In my May 1 Verdict column, I noted the recent problems that have emerged in the United States regarding some police officers’ use of deadly force against African-American citizens. Although people disagree about the levels of culpability of the officers involved, as well as other issues, the fact is that people across the ideological spectrum see a problem and understand that the way forward must involve devoting resources—money, specifically—to fixing these problems. If we were to take the approach that Republicans in Congress have taken toward the IRS, budgets for police forces would be cut, to express our collective anger about what we are repeatedly told are deviations from good policing.

But one need not take my word for it. When it is convenient, Republicans themselves will admit that punishing an agency is a bad idea. Consider, for example, John Cornyn of Texas, who is at the very top of the Republican leadership in the U.S. Senate. In a letter to The New York Times, Senator Cornyn recently defended his proposal to restore funding to prisons that have failed to address the horrific problem of prison rape.

Referring to a 5-percent reduction in federal grants for non-compliant prisons, which is required under federal law, Senator Cornyn argued that, under this system, “states lose the very money they need to develop and deliver victim services. This makes no sense and harms victims.” He closed his letter by calling for “a holistic rather than a punitive approach to much-needed reform.”

I have no particular view about the prison reform legislation that Senator Cornyn was defending. My point here, of course, is simply to note the bizarre disconnect between the idea that prisons cannot be financially punished for failure to reduce a terrible problem, but the IRS can and must (according to Senator Cornyn and his compatriots) be punished because its employees “do less with less.”

What would honest reform look like? In any organization, when a problem emerges, the people who are responsible (if any) should be identified and either removed or disciplined. At least as far as “the IRS non-scandal scandal” that so enrages people on the right goes, this has been done. (In fact, people who apparently had done nothing wrong were also nonetheless sacrificed.)

The people who remain in the agency should be treated well, and not made to pay for other people’s mistakes. If the agency involved has longstanding problems, such as the repeated failures to carry out technology upgrades at the IRS, then Congress must provide the resources necessary to review the failures and fix the problems. The worse, and the more longstanding, the problems at the agency are, the more money and attention will be necessary. Certainly, a “start over and replace the IRS” approach would require the most money of all.

Therefore, if the complaints against the IRS were truly motivated by a desire to improve the agency’s performance, we would see Republicans doing exactly the opposite of what they are actually doing. Their approach has already created a slow-motion disaster, and if Republicans insist that we continue down this path, things will only get worse.

3 responses to “What Would an Honest Effort to Reform the IRS Look Like?”

  1. Sam Brewskie says:

    How can you trust any agency to do more by giving them more?

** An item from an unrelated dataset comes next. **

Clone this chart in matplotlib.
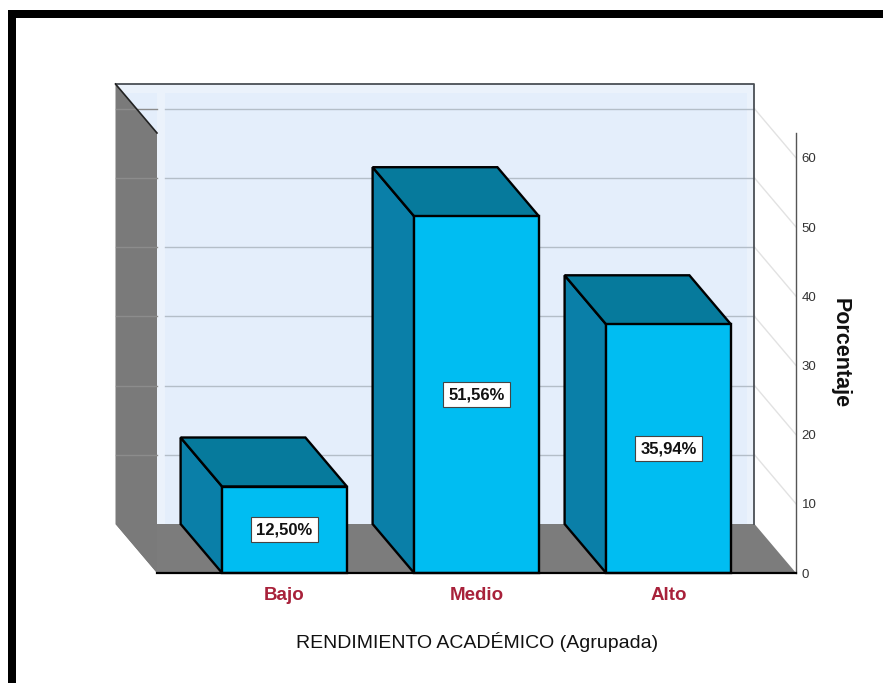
import matplotlib
matplotlib.use("Agg")
import matplotlib.pyplot as plt
from matplotlib.patches import Polygon, Rectangle

plt.rcParams['font.family'] = ['Liberation Sans', 'DejaVu Sans']

categorias = ["Bajo", "Medio", "Alto"]
porcentajes = [12.50, 51.56, 35.94]
etiquetas = ["12,50%", "51,56%", "35,94%"]
marcas_y = [0, 10, 20, 30, 40, 50, 60]

W, H = 883, 683
# posicion de los ejes en pixeles de la imagen
left_px, right_px, bottom_px, top_px = 157, 796, 573, 133
paso_px = 192.0      # pixeles entre categorias
x0_px = 284.5        # centro de la primera barra
unidad_px = 6.92     # pixeles por 1%
ancho = 0.65
dx = -41.5 / paso_px   # profundidad del efecto 3D
dy = 49 / unidad_px
techo = (bottom_px - top_px) / unidad_px

fig = plt.figure(figsize=(W / 100, H / 100), dpi=100, facecolor="white")
ax = fig.add_axes([left_px / W, 1 - bottom_px / H, (right_px - left_px) / W, (bottom_px - top_px) / H])
ax.set_xlim((left_px - x0_px) / paso_px, (right_px - x0_px) / paso_px)
ax.set_ylim(0, techo)
ax.patch.set_visible(False)


def poli(pts, color, edge="none", lw=0, z=1):
    ax.add_patch(Polygon(pts, closed=True, facecolor=color, edgecolor=edge, linewidth=lw,
                         zorder=z, clip_on=False, joinstyle="miter"))


xl, xr = ax.get_xlim()
franja = 8 / paso_px
# pared del fondo, piso y pared izquierda
poli([(xl + dx, dy), (xr + dx, dy), (xr + dx, techo + dy), (xl + dx, techo + dy)], "#E4EEFB", z=1)
poli([(xl + dx, techo + dy), (xr + dx, techo + dy), (xr + dx, techo + dy - 1.3), (xl + dx, techo + dy - 1.3)], "#EBF2FB", z=1.1)
poli([(xl, dy), (xl + franja, dy), (xl + franja, techo + dy), (xl, techo + dy)], "#EBF2FB", z=1.1)
poli([(xr + dx - franja, dy), (xr + dx, dy), (xr + dx, techo + dy), (xr + dx - franja, techo + dy)], "#EBF2FB", z=1.1)
poli([(xl + dx, dy), (xr + dx, dy), (xr, 0), (xl, 0)], "#7C7C7C", z=1.2)
poli([(xl + dx, dy), (xl, 0), (xl, techo), (xl + dx, techo + dy)], "#7A7A7A", z=1.3)

for v in marcas_y[1:]:
    ax.plot([xl + franja, xr + dx], [v + dy, v + dy], color="#B4BEC8", lw=1, zorder=1.5, clip_on=False)
    ax.plot([xl + dx, xl], [v + dy, v + dy], color="#8C8C8C", lw=1, zorder=1.5, clip_on=False)
    ax.plot([xr + dx, xr], [v + dy, v], color="#E2E2E2", lw=1, zorder=1.5, clip_on=False)

# bordes de las paredes
ax.plot([xl + dx, xr + dx, xr + dx], [techo + dy, techo + dy, dy], color="#4A4F55", lw=1.3, zorder=1.6, clip_on=False)
ax.plot([xl + dx, xl], [techo + dy, techo], color="#222222", lw=1.2, zorder=1.6, clip_on=False)

# barras con efecto 3D
for i, v in enumerate(porcentajes):
    a, b = i - ancho / 2, i + ancho / 2
    poli([(a + dx, dy), (a, 0), (a, v), (a + dx, v + dy)], "#0A7FA8", "black", 1.7, z=2)
    poli([(a, v), (b, v), (b + dx, v + dy), (a + dx, v + dy)], "#067A9C", "black", 1.7, z=2)
    ax.add_patch(Rectangle((a, 0), ancho, v, facecolor="#00BDF2", edgecolor="black",
                           linewidth=1.7, zorder=3, clip_on=False))
    ax.text(i, v / 2, etiquetas[i], ha="center", va="center", fontsize=12, fontweight="bold",
            color="#111111", zorder=4,
            bbox=dict(boxstyle="square,pad=0.3", facecolor="white", edgecolor="#444444", linewidth=0.8))

# ejes
for s in ["top", "left"]:
    ax.spines[s].set_visible(False)
ax.spines["bottom"].set_color("black")
ax.spines["bottom"].set_linewidth(1.6)
ax.spines["bottom"].set_zorder(5)
ax.spines["right"].set_color("#555555")
ax.spines["right"].set_linewidth(1)
ax.yaxis.tick_right()
ax.set_yticks(marcas_y)
ax.set_yticklabels([str(m) for m in marcas_y], fontsize=9.5, color="#333333")
ax.tick_params(axis="y", length=0, pad=4)
ax.set_xticks(range(len(categorias)))
ax.set_xticklabels(categorias, fontsize=13.5, fontweight="bold", color="#A8213A")
ax.tick_params(axis="x", length=0, pad=10)
ax.set_xlabel("RENDIMIENTO ACADÉMICO (Agrupada)", fontsize=14, color="#111111")
ax.xaxis.set_label_coords((477 - left_px) / (right_px - left_px), -(642 - bottom_px - 10) / (bottom_px - top_px))
ax.yaxis.set_label_position("right")
ax.set_ylabel("Porcentaje", fontsize=15.5, fontweight="bold", rotation=270, color="#111111")
ax.yaxis.set_label_coords((851 - left_px) / (right_px - left_px), (bottom_px - 353) / (bottom_px - top_px))

# marco negro de la imagen (arriba e izquierda)
fig.patches.append(Rectangle((8 / W, 0), 8 / W, 1 - 10 / H, transform=fig.transFigure, facecolor="black", edgecolor="none"))
fig.patches.append(Rectangle((8 / W, 1 - 18 / H), 1 - 8 / W, 8 / H, transform=fig.transFigure, facecolor="black", edgecolor="none"))

fig.savefig("out.png", dpi=100)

I believe they must prove that they can do a better job with integrity with what they have. If they need more then they must prove that they can make good changes first. It does not make sense to give anyone or agency more resources when they can not do their job with integrity and responsibility in their current state. The IRS must earn more resources by showing responsibility, efficiency and high ethical standards. I personally would not give any of my kids more if they have already shown by actions that they can not handle what they currently have.

    Is this article about Honest Reform or an attack on Republicans? Both sides need to get HONEST about the problems this country faces.

  2. Don McCallum says:

    “Republicans have been on a decades-long quest to delegitimize and
    undermine the agency that enforces one of our most complicated and
    important sets of laws, laws that make it possible for the country to
    prosper.” While I reluctantly accept the necessity of taxes and, by extension, the need to collect them, I do not understand how you can argue that these laws make it possible for the country to
    prosper. At least not in their present form. The government of this country has grown to an immense size and power by collecting excessive taxes. Taxes are by definition a burden on the economy and the greater the burden, the less prosperous the economy can be. Therefore please allow me to suggest my own formula for reforming not only the IRS but the government that spawned it. Two steps are required. Replace the entire body of tax law now extant with a very simple code that exacts a flat tax on people only one that taxes people based on what they take out of the economy. No loopholes, no exemptions, no deductions, no BS. Your first 10000 dollars in income is taxed at the lowest rate (say .5%) and every additional 10000 dollars earned is taxed at 1% and so on up to a maximum of say 10%. All income is treated equally, no capital gains or other “special” cases. Make this law a part of the constitution so that politicians will no longer be able to mess with it. Step two, reduce the size, reach and scope of the IRS to that which is necessary to collect that tax. Since there is much less to worry about, I’d guess the IRS could shrink to maybe 10% of what it is now. Corporations would not be allowed to retain any earnings beyond that needed to maintain their cash flow in good order. All the rest must be distributed to the owners and therefore taxed as personal income.. You could probably print that tax code on a postcard sized document in plain language that any 4th grader could understand. The reduction in the cost of complying with that simple law would free up billions of dollars that private persons could then use to finance the rest of their business. You could even do away with the annual April 15th tax angst by not requiring the filing of a “tax return”. There would be no refunds because the tax paid is based on your earnings only, not on how many deductions you can come with. Many of the so called deductions are there to promote some kind of social engineering goal of meddling wonks that are really no proper function of government anyway (tax breaks for solar?) You may have guessed that I subscribe to the KISS principle.

  3. James Hurley says:

    Mr. Neil H. Buchanan in this column is again defending IRS employees whereas he should be criticizing them for allowing the agency to becoming a political tool for the benefit of Democrats. He takes issue with the complaints of Republicans over the paying of bonus to IRS employees. He writes “Of course, these are some of the same people” (Republicans and/or conservatives) “who would be denied bonuses, as described above, even if they do their jobs well.” Does he know that Lois Lerner was paid over a hundred thousand dollars in bonus during her time with the IRS and some of her activities bordered on the criminal side of the law if not actually crossing the line. The IRS certainly aided and abetted in its decline in public approval because some of the employees hid wrong doings by people in the agency – and it also appears some of that hiding of wrong doings is still going on.